Bugün ülke genelinde halkın perişanlığı yüzünden akıyor. Aldığı ücret ve kazandığı para ile, geçimini sağlayamaz, giderleri karşılayamaz duruma düştü. Tepedekiler bol keseden laf üretiyor ama, kira faturalar gelire yetmiyor.
Özellikle 60 ve 65 yaş üzeri olan halk katmanı ve işçi emekli esnaf, tam bir bataklığa saplandı. Zaten bir de hastaysa vah haline. Çünkü hiçbir devlet hastanesinden randevu alamıyor ya da doktor yok. Artısı çok ilaç bulunmuyor.
Vatandaşının durumunu görmek için halkın arasına karışmak hastaneler ile kiracılara sormak yeter. Tabi bir de halinden memnun olan bakan, vekil ve bürokratlar var pembe tablolar çizenler. Onlar için armudun üçü pınarın gözü. Hâlbuki vatandaş gıda gereksinimini alamaz durumda. Tıpkı gastronomi kenti Gaziantep diyenlerin vatandaşa her şeyi zehir zıkkım ettiği gibi.

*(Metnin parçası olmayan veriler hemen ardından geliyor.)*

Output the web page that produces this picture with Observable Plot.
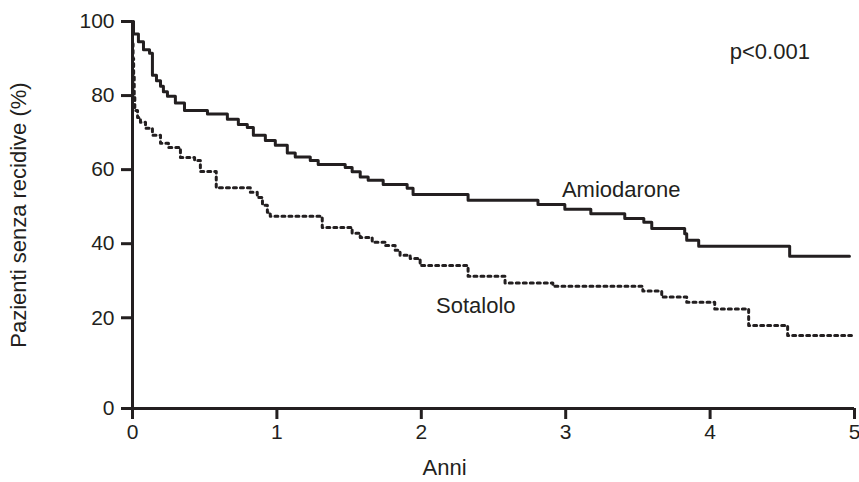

Bir de şu an cezaevleri var ki içler acısı. Eğer arkanda iktidar ve dayın yoksa suçsuz dahi olsan hapı yuttun. Yasalar güçlüler ve iktidar ile yanlıları için işliyor. Bakın şu an cezaevlerinde 30-40 kişilik koğuşlarda 60 kişi kalıyor, devletin verdiği karavana yetişmiyor. Parası olanlar kantinlerden sipariş ediyor. Ya parası olmayanı bir düşünün. Dışarıda ve içeride mahpus hayatı yaşayan halk katmanını gördüğüm duyduğum bildiğim kadarıyla dile getirdim. Gerçekleri daha iyi görmek isteyenler araştırsın.
EY ÜLKEYİ YÖNETENLER; LAFLA PİLAV PİŞMİYOR. Eğer pişseydi ben bütün Gaziantep halkını pilava davet ederdim.
Ey vatandaş, önünde 31 Mart seçimleri var. Bu senin refahın olabilir. Biraz kafa yor yeterli.